The fourth additional incentive will give up to 1% in additional support to export facilities that have demonstrated innovative trends. The last incentive is an operational incentive, with facilities offering wages between 10% and 20% of total operational costs, up to 0.25% of additional support will be given.
Up to 0.5% of additional support will be given to facilities whose wage payments make up between 20% and 30% of their operational costs. Up to 1% of support will be given to facilities whose wage system takes up 30% or more of their total operational costs.
The new system also differentiates between facilities located inland and those in free zones. The latter, whose percentage of local components is 70% or more, will receive up to 2.25%, and decrease to 2%, 1.75%, and 1.25% in proportion with the decreasing percentage of the local component.
Facilities in free zones are able to exploit the system of subsidies for their own benefit, sometimes receiving double the subsidies they are warranted.

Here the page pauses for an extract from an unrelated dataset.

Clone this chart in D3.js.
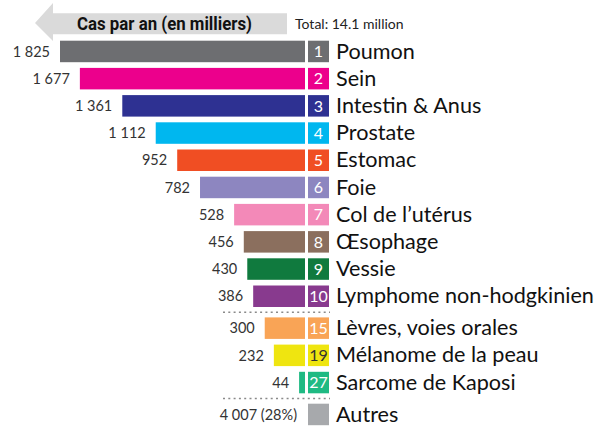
<!DOCTYPE html>
<html>
<head>
<meta charset="utf-8">
<script src="https://cdn.jsdelivr.net/npm/d3@7"></script>
<style>
  body { margin: 0; background: #fff; }
  text { font-family: Lato, "Open Sans", sans-serif; }
</style>
</head>
<body>
<script>
// Data (thousands of cases per year)
let categories = ["Poumon", "Sein", "Intestin & Anus", "Prostate", "Estomac", "Foie",
  "Col de l\u2019ut\u00e9rus", "\u0152sophage", "Vessie", "Lymphome non-hodgkinien",
  "L\u00e8vres, voies orales", "M\u00e9lanome de la peau", "Sarcome de Kaposi", "Autres"];
let values = [1825, 1677, 1361, 1112, 952, 782, 528, 456, 430, 386, 300, 232, 44, 4007];
let valueLabels = ["1 825", "1 677", "1 361", "1 112", "952", "782", "528", "456", "430",
  "386", "300", "232", "44", "4 007 (28%)"];
let ranks = ["1", "2", "3", "4", "5", "6", "7", "8", "9", "10", "15", "19", "27", ""];
let colors = ["#6d6e71", "#ec008c", "#2e3192", "#00b7ef", "#f04e23", "#8d86c0",
  "#f389b8", "#8b6f5e", "#107a3e", "#883a8e", "#f9a456", "#efe510", "#1fba83", "#a7a9ac"];
let groups = [0, 0, 0, 0, 0, 0, 0, 0, 0, 0, 1, 1, 1, 2];

let W = 595, H = 427;
let barRight = 305;   // where bars end
let boxX = 308, boxW = 21;
let rowStep = 27.2, barH = 21.5, groupGap = 4.7, topY = 40.7;

let svg = d3.select("body").append("svg")
  .attr("width", W)
  .attr("height", H);

// bar length scale (bars grow leftwards)
let x = d3.scaleLinear().domain([0, 1825]).range([0, 245]);
let yIdx = d3.scaleLinear().domain([0, 1]).range([topY, topY + rowStep]);
let y = (i) => yIdx(i) + groups[i] * groupGap;

let rows = categories.map((c, i) => ({ i: i, cat: c, v: values[i] }));

// header arrow
svg.append("path")
  .attr("d", "M35,23 L53,3 L53,13.3 L287,13.3 L287,34.3 L53,34.3 L53,41 Z")
  .attr("fill", "#dadada");

svg.append("text")
  .attr("x", 77).attr("y", 30)
  .attr("textLength", 175).attr("lengthAdjust", "spacingAndGlyphs")
  .style("font-family", "Roboto, sans-serif")
  .style("font-weight", "bold").style("font-size", "18px")
  .attr("fill", "#111")
  .text("Cas par an (en milliers)");

svg.append("text")
  .attr("x", 295).attr("y", 28.5)
  .style("font-size", "14px").attr("fill", "#222")
  .text("Total:  14.1 million");

// bars (not for "Autres")
svg.selectAll(".bar")
  .data(rows.filter(d => d.i < 13))
  .enter().append("rect")
  .attr("class", "bar")
  .attr("x", d => barRight - x(d.v))
  .attr("y", d => y(d.i))
  .attr("width", d => x(d.v))
  .attr("height", barH)
  .attr("fill", d => colors[d.i]);

// rank boxes
svg.selectAll(".box")
  .data(rows)
  .enter().append("rect")
  .attr("class", "box")
  .attr("x", boxX)
  .attr("y", d => y(d.i))
  .attr("width", boxW)
  .attr("height", barH)
  .attr("fill", d => colors[d.i]);

svg.selectAll(".rank")
  .data(rows)
  .enter().append("text")
  .attr("class", "rank")
  .attr("x", boxX + boxW / 2)
  .attr("y", d => y(d.i) + barH / 2)
  .attr("dy", "0.36em")
  .attr("text-anchor", "middle")
  .style("font-size", "16px")
  .attr("fill", d => d.i === 11 ? "#333" : "#fff")
  .text(d => ranks[d.i]);

// value labels
svg.selectAll(".val")
  .data(rows)
  .enter().append("text")
  .attr("class", "val")
  .attr("x", d => d.i < 13 ? barRight - x(d.v) - 10 : boxX - 11)
  .attr("y", d => y(d.i) + barH / 2)
  .attr("dy", "0.36em")
  .attr("text-anchor", "end")
  .style("font-size", "14.5px")
  .attr("fill", "#333")
  .text(d => valueLabels[d.i]);

// category labels
svg.selectAll(".cat")
  .data(rows)
  .enter().append("text")
  .attr("class", "cat")
  .attr("x", 336)
  .attr("y", d => y(d.i) + barH / 2)
  .attr("dy", "0.33em")
  .style("font-size", "21.6px")
  .attr("fill", "#111")
  .text(d => d.cat);

// dotted separators
[9.5, 12.5].forEach((k) => {
  let yy = (y(Math.floor(k)) + barH + y(Math.ceil(k))) / 2;
  svg.append("line")
    .attr("x1", 223).attr("x2", 330)
    .attr("y1", yy).attr("y2", yy)
    .attr("stroke", "#8a8a8a")
    .attr("stroke-width", 1.5)
    .attr("stroke-dasharray", "2,3.3");
});
</script>
</body>
</html>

“How do these companies have the right to enjoy the benefits of duty-free access to subsidies twice? They receive subsidies for the first time, and export their products within the free zone to another company owned by a friend or relative,” said an attendee who preferred to remain anonymous at the council meeting. “Then they receive subsidies when they export within the region or to other locations. This is corruption.”
The attendee added: “The ministry laughs at us when it comes to some of these amendments, because they can’t be applied on the ground and control the money behind the subsidies – they’re just on paper. There are many difficulties faced by the younger [companies] to receive these subsidies… They are constantly rigged to support the older [companies].”
In this framework, the members of the council demanded that all facilities whose exports do not exceed a value of EGP 1m be allowed to take advantage of the subsidies without restriction.
The Export Council has revealed that the actual amount available in the Export Subsidies Fund for the new fiscal year is EGP 1.6bn. It has arrears to companies that value at EGP 1bn.